As part of this work, the FCA says it has talked to firms about the flexibility already available when checking if someone can afford a mortgage, which has in turn helped more borrowers access mortgages.
While there are many factors at play when thinking about the future of the mortgage market, the watchdog says housing supply, social policy and wider economic conditions all impact affordable home ownership.
The FCA highlights that any changes to its rules are only one part of the story. The regulator vows to “work with others to support access to home ownership to create an effective mortgage market where more borrowers who can afford to repay can access the mortgages they need”.
FCA executive director for payments and digital finance David Geale says: “We want to evolve our mortgage rules to help more people access sustainable home ownership. Having achieved higher standards in the market, now is the time to consider allowing more flexibility in a trusted market.”
“Changing our mortgage rules could make it easier for people to get onto the property ladder and manage mortgages into retirement.”
“We can’t solve all the issues related to home ownership. But we’re playing our part in helping people better use the mortgage market to navigate their financial lives and to encourage a dynamic, innovative and competitive market.”
Feedback on the discussion paper will close on 19 September.
Commenting on the FCA announcement, Broadstone senior director of risk Paul Matthews states: “The FCA’s mortgage rule review lays the groundwork for an easing of the regulatory and risk guidelines in order to boost homeownership.”
“Less than two decades on from the global financial crisis, a further reduction of mortgage requirements will sit uneasily with some, but the evidence points to low default rates and missed payments, with the regulator seeking to strike an appropriate regulatory balance.”
“In a volatile market environment, with fluctuating rates and economic headwinds, the mortgage sector has remained robust. The regulator will be looking to ensure it retains appropriate safeguards while removing any unnecessary obstacles to consumers fulfilling their financial objectives.”
Meanwhile, Fairer Finance managing director James Daley says: “The FCA’s latest discussion paper makes it clear that they understand the challenge and are ready to put the wheels in motion to break down the regulatory barriers.”
“We now need to see a public commitment from Government – as well as agencies such as the Money & Pensions Service – that they will play their part in breaking down the economic and social barriers that stand in the way of people using housing wealth in later life.

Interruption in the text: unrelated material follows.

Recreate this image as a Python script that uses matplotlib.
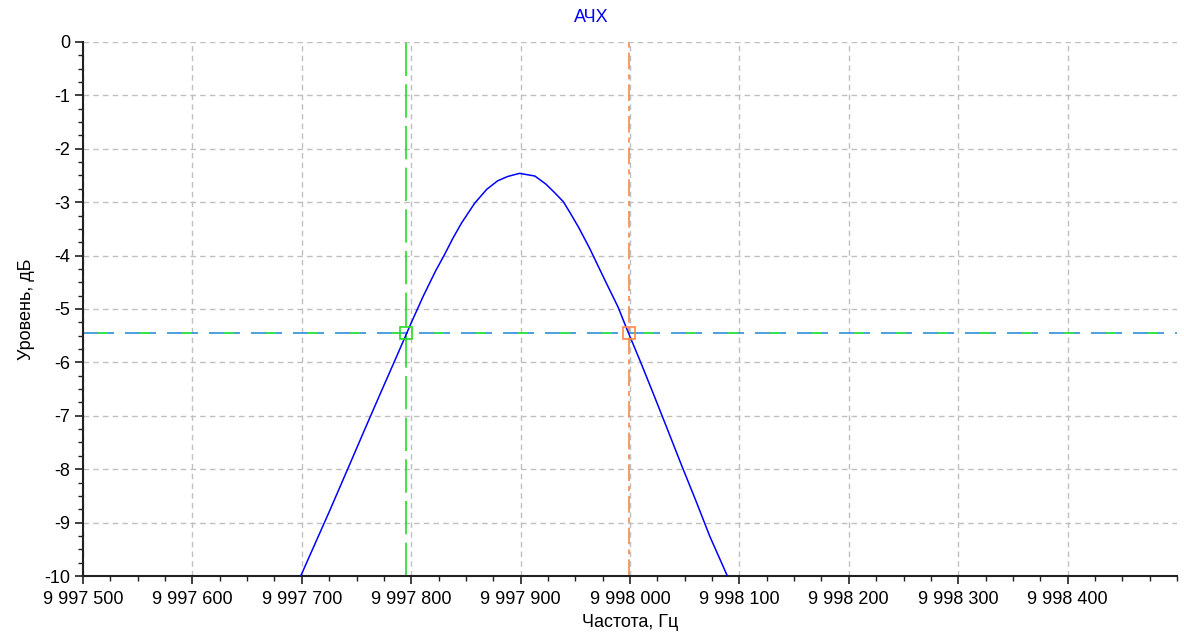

“There is a huge opportunity here – with the potential to unlock more than an additional £20bn of consumer spending a year by 2040. But Government and regulators must work together if we are to achieve this potential.”
With equity release being one of the government’s focus points, Equity Release Council chief executive Jim Boyd states: “The discussion paper recognises that mortgage products targeted at older borrowers, whether lifetime, retirement interest-only or other forms of mortgage are increasingly mainstream.”
“Two in five UK residents are already over 50 years old and in 15 years’ time half of UK households are anticipated to need to use housing wealth to support their spending needs in later life.”
“To help people better navigate their financial lives, we need to ensure that people understand their options and have the products and protections in place to make confident choices.”
“Reflecting this, [the] announcement invites views about how advice qualifications might evolve to enable ‘enhanced advice’ to support consumers make informed decisions.
“While we have seen significant innovation over the last five years, the announcement encourages the industry to continue to challenge itself to adapt to support a broader range of customers who have different needs and aspirations.”
“The Equity Release Council looks forward to engaging with the FCA public discussion and helping members to make their voices heard as part of this important debate.”
Also weighing in, the Building Societies Association head of mortgage and housing policy Paul Broadhead adds: “Since the financial crisis, it is clear that the regulatory pendulum has swung too far towards caution, prioritising detailed rules at the expense of access to the benefits of homeownership for many creditworthy families.”
“We therefore welcome the Financial Conduct Authority’s (FCA’s) Discussion Paper exploring the future of mortgage lending for all types of borrowers. Alongside the Government’s promised long-term housing strategy, this review provides a crucial opportunity to shape the UK mortgage market for the next decade and beyond.”
“Over the summer we will engage with our members and carefully consider our response. I expect some very lively discussions as we explore both the risks and opportunities across all areas of mortgage regulation.”
“In doing so, it’s important that we don’t jeopardise the consumer confidence and trust we have built in the mortgage market since 2008, but we must be radical and ambitious in our thinking to ensure we achieve a framework that enables us to support more people on their homeownership journey both now and in the future.”